Museums should also cultivate collaborations with universities, artist-run spaces, and community organizations to keep preservation practices current and responsive. Cross-institutional exchanges facilitate knowledge-sharing about evolving methodologies, including audience studies, ethnographic approaches, and participatory archiving. Collaborative projects can pilot new formats, such as living catalogs or participatory curatorial residencies, that keep the work dynamic rather than static. By treating preservation as an ecosystem rather than a shelf, institutions acknowledge that meanings shift as audiences and social contexts change, and that the work’s vitality may depend on continual re-engagement rather than permanent stabilization.
A final consideration is the education of audiences about the inherent uncertainties of performance-based works. Exhibition labels, guided programs, and interpretive media should communicate that a piece is not a fixed object but a living inquiry, inviting visitors to think critically about what they witnessed and what it continues to mean. This educational framing can empower viewers to compare different performances, identify recurring motifs, and question how context shapes reception. In doing so, museums become incubators for critical discourse, turning records into resources that provoke reflection rather than mere nostalgia. The best preservation practices encourage ongoing, thoughtful engagement with works that resist simple categorization.

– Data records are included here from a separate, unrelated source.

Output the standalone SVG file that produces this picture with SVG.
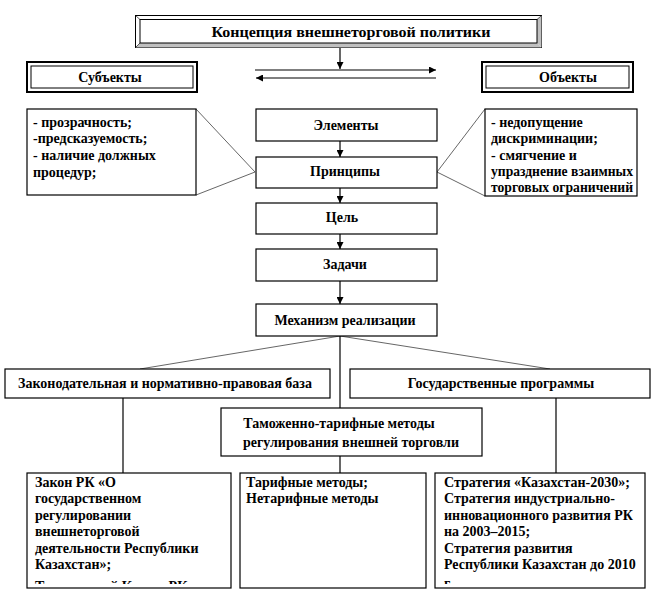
<svg xmlns="http://www.w3.org/2000/svg" width="655" height="600" viewBox="0 0 655 600">
<style>
text{font-family:"Liberation Serif","Times New Roman",serif;font-weight:bold;font-size:14px;fill:#000}
.c{text-anchor:middle}
.box{fill:#fff;stroke:#000;stroke-width:1.2}
.ln{stroke:#000;stroke-width:1.2;fill:none}
.thin{stroke:#555;stroke-width:0.9;fill:none}
</style>
<defs>
<marker id="ah" viewBox="0 0 10 10" refX="10" refY="5" markerWidth="7" markerHeight="7" markerUnits="userSpaceOnUse" orient="auto">
<path d="M0,0 L10,5 L0,10 z" fill="#000"/>
</marker>
<clipPath id="clipL"><rect x="27" y="473" width="204" height="111"/></clipPath>
<clipPath id="clipR"><rect x="435" y="473" width="210" height="111"/></clipPath>
</defs>
<rect width="655" height="600" fill="#fff"/>

<g id="concept">
<rect x="135.5" y="15.5" width="406" height="32" fill="#fff" stroke="#000"/>
<polygon points="135.5,47.5 541.5,47.5 537,43 140,43" fill="#c0c0c0"/>
<polygon points="541.5,15.5 541.5,47.5 537,43 537,19.5" fill="#c0c0c0"/>
<rect x="140" y="19.5" width="397" height="23.5" fill="none" stroke="#000"/>
<line x1="135.5" y1="15.5" x2="140" y2="19.5" stroke="#000" stroke-width="0.6"/>
<line x1="135.5" y1="47.5" x2="140" y2="43" stroke="#000" stroke-width="0.6"/>
<line x1="541.5" y1="15.5" x2="537" y2="19.5" stroke="#000" stroke-width="0.6"/>
<text x="351" y="37" class="c" textLength="279" lengthAdjust="spacingAndGlyphs">Концепция внешнеторговой политики</text>
</g>

<g id="subjects">
<rect x="27" y="62" width="170" height="30" fill="#fff" stroke="#000" stroke-width="2"/>
<rect x="31" y="66" width="162" height="22" fill="none" stroke="#000" stroke-width="1"/>
<text x="110" y="82" class="c">Субъекты</text>
</g>

<g id="objects">
<rect x="482" y="62" width="151" height="30" fill="#fff" stroke="#000" stroke-width="2"/>
<rect x="486" y="66" width="143" height="22" fill="none" stroke="#000" stroke-width="1"/>
<text x="568" y="82" class="c">Объекты</text>
</g>

<g id="connectors">
<line class="ln" x1="340" y1="48" x2="340" y2="69" marker-end="url(#ah)"/>
<line class="ln" x1="255" y1="70" x2="436" y2="70" marker-end="url(#ah)"/>
<line class="ln" x1="436" y1="78" x2="256" y2="78" marker-end="url(#ah)"/>
<line class="ln" x1="340" y1="141" x2="340" y2="157" marker-end="url(#ah)"/>
<line class="ln" x1="340" y1="188" x2="340" y2="203" marker-end="url(#ah)"/>
<line class="ln" x1="340" y1="234" x2="340" y2="249" marker-end="url(#ah)"/>
<line class="ln" x1="340" y1="281" x2="340" y2="304" marker-end="url(#ah)"/>
<line class="thin" x1="196" y1="109" x2="255" y2="172"/>
<line class="thin" x1="196" y1="195" x2="255" y2="172"/>
<line class="thin" x1="437" y1="172" x2="485" y2="109"/>
<line class="thin" x1="437" y1="172" x2="485" y2="196"/>
<line class="thin" x1="340" y1="336" x2="140" y2="369"/>
<line class="thin" x1="340" y1="336" x2="550" y2="369"/>
<line class="ln" x1="340" y1="336" x2="340" y2="408"/>
<line class="ln" x1="340" y1="456" x2="340" y2="473"/>
<line class="ln" x1="123" y1="398" x2="123" y2="473"/>
<line class="ln" x1="556" y1="398" x2="556" y2="473"/>
</g>

<g id="subjects-text">
<rect class="box" x="27" y="109" width="169" height="86"/>
<text x="33" y="127">- прозрачность;</text>
<text x="33" y="143">-предсказуемость;</text>
<text x="33" y="160">- наличие  должных</text>
<text x="33" y="177">процедур;</text>
</g>

<g id="objects-text">
<rect class="box" x="485" y="109" width="152" height="87"/>
<text x="491" y="127">- недопущение</text>
<text x="491" y="143">дискриминации;</text>
<text x="491" y="160">- смягчение и</text>
<text x="491" y="176" textLength="142" lengthAdjust="spacingAndGlyphs">упразднение  взаимных</text>
<text x="491" y="192" textLength="142" lengthAdjust="spacingAndGlyphs">торговых ограничений</text>
</g>

<g id="elements">
<rect class="box" x="256" y="109" width="181" height="32"/>
<text x="346" y="130" class="c">Элементы</text>
</g>
<g id="principles">
<rect class="box" x="256" y="157" width="181" height="31"/>
<text x="345" y="176" class="c">Принципы</text>
</g>
<g id="goal">
<rect class="box" x="256" y="203" width="181" height="31"/>
<text x="342" y="222" class="c">Цель</text>
</g>
<g id="tasks">
<rect class="box" x="256" y="249" width="181" height="32"/>
<text x="345" y="269" class="c">Задачи</text>
</g>
<g id="mechanism">
<rect class="box" x="256" y="304" width="181" height="32"/>
<text x="345" y="325" class="c">Механизм реализации</text>
</g>

<g id="legal-base">
<rect class="box" x="5" y="369" width="325" height="29"/>
<text x="165" y="388" class="c">Законодательная  и нормативно-правовая  база</text>
</g>
<g id="state-programs">
<rect class="box" x="350" y="369" width="300" height="29"/>
<text x="501" y="388" class="c">Государственные  программы</text>
</g>
<g id="customs">
<rect class="box" x="221" y="408" width="261" height="48"/>
<text x="339" y="428" class="c">Таможенно-тарифные методы</text>
<text x="351" y="447" class="c">регулирования внешней торговли</text>
</g>

<g id="laws">
<rect class="box" x="27" y="473" width="204" height="115"/>
<g clip-path="url(#clipL)">
<text x="35" y="487">Закон РК «О</text>
<text x="35" y="503">государственном</text>
<text x="35" y="520">регулировании</text>
<text x="35" y="536">внешнеторговой</text>
<text x="35" y="553">деятельности Республики</text>
<text x="35" y="569">Казахстан»;</text>
<text x="35" y="591">Таможенный Кодекс РК</text>
</g>
</g>
<g id="methods">
<rect class="box" x="240" y="473" width="186" height="115"/>
<text x="246" y="487">Тарифные методы;</text>
<text x="246" y="503">Нетарифные методы</text>
</g>
<g id="strategies">
<rect class="box" x="435" y="473" width="210" height="115"/>
<g clip-path="url(#clipR)">
<text x="444" y="487">Стратегия «Казахстан-2030»;</text>
<text x="444" y="503">Стратегия индустриально-</text>
<text x="444" y="520">инновационного  развития РК</text>
<text x="444" y="536">на 2003–2015;</text>
<text x="444" y="553">Стратегия развития</text>
<text x="444" y="569">Республики Казахстан до 2010</text>
<text x="444" y="588">г.</text>
</g>
</g>
</svg>
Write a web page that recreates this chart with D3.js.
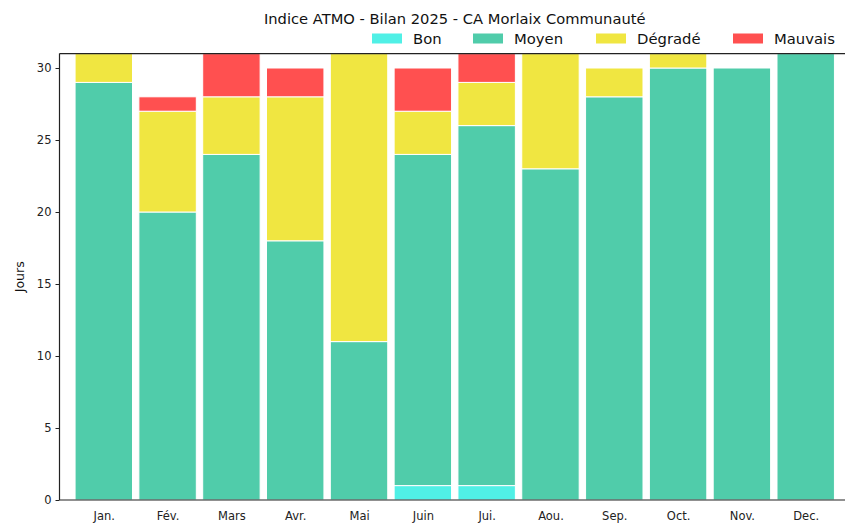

In sum, preserving performative and participatory contemporary works within institutional collections demands a holistic, ethically grounded approach that privileges context, collaboration, and transparency. By combining layered documentation, flexible installation strategies, community governance, and responsible digital surrogacy, museums can offer enduring access without erasing the living dynamics at the core of these works. The aim is not to freeze a performance in time but to sustain its capacity to provoke, educate, and adapt across generations. As curators, conservators, and communities co-create preservation protocols, they ensure that the art continues to operate as a catalyst for dialogue, reflection, and social imagination.